My father and I laughed in glee. 

Jamie Wyeth
“Of course, once he understood …” the curator chuckled, then strode away as he heard a running child in the next room. His watchful eye, everywhere. 

Once more, my father and I walked through the first room, with Andrew’s work in it before at last we were done. We left the museum with reluctance, yet wealthier. 

“I have this itch to go home now and paint,” my father said in a dreamy voice when we were back in the van.

It is why we go to pay our respect to the masters. To learn, to admire, to be inspired. To walk away, richer, and hungry to create. KIA has brought wealth to our community, and who can know the ripple effect of showing us such light as this, on the white sea shell, in the grooves of old wood, through the lacy curtains on a window overlooking the ocean. 

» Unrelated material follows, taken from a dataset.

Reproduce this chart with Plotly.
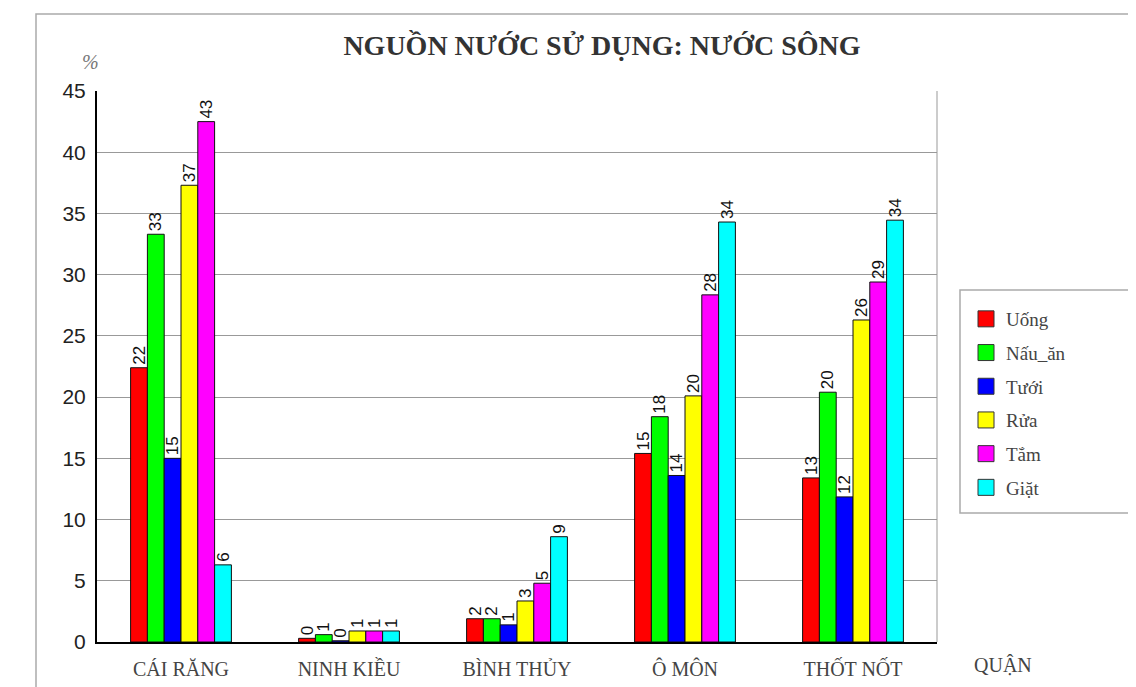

Andrew Wyeth, from the Helga series

Andrew Wyeth




Kalamazoo Institute of Arts
The Wyeths: America’s Artists

January 15 - April 17, 2011

...The Wyeths - rarely has American art spawned a family of such artistic talent and renown. The Kalamazoo Institute of Arts presents an exhibition of works by three generations of artists in the Wyeth family - N.C. Wyeth (1882-1945), an illustrator and painter, Andrew Wyeth (1917-2009), known by many as "America's Painter," Andrew's sisters, Henriette Wyeth Hurd (1907-1997) and Carolyn Wyeth (1909-1994), and Andrew's son Jamie Wyeth (b. 1946). All have explored the people and landscapes around Chadd's Ford, Pennsylvania, where N.C. Wyeth established the family's home, and the mid-coast of Maine, where N.C. purchased a summer home.

The exhibition includes 90 works of art by the Wyeths, as well as several photographic portraits by Maine photographer Peter Ralston. The paintings (oils, tempera, and watercolor) and drawings are on loan from the Farnsworth Art Museum, Brandywine River Museum, Terra Foundation for American Art, and three private lenders.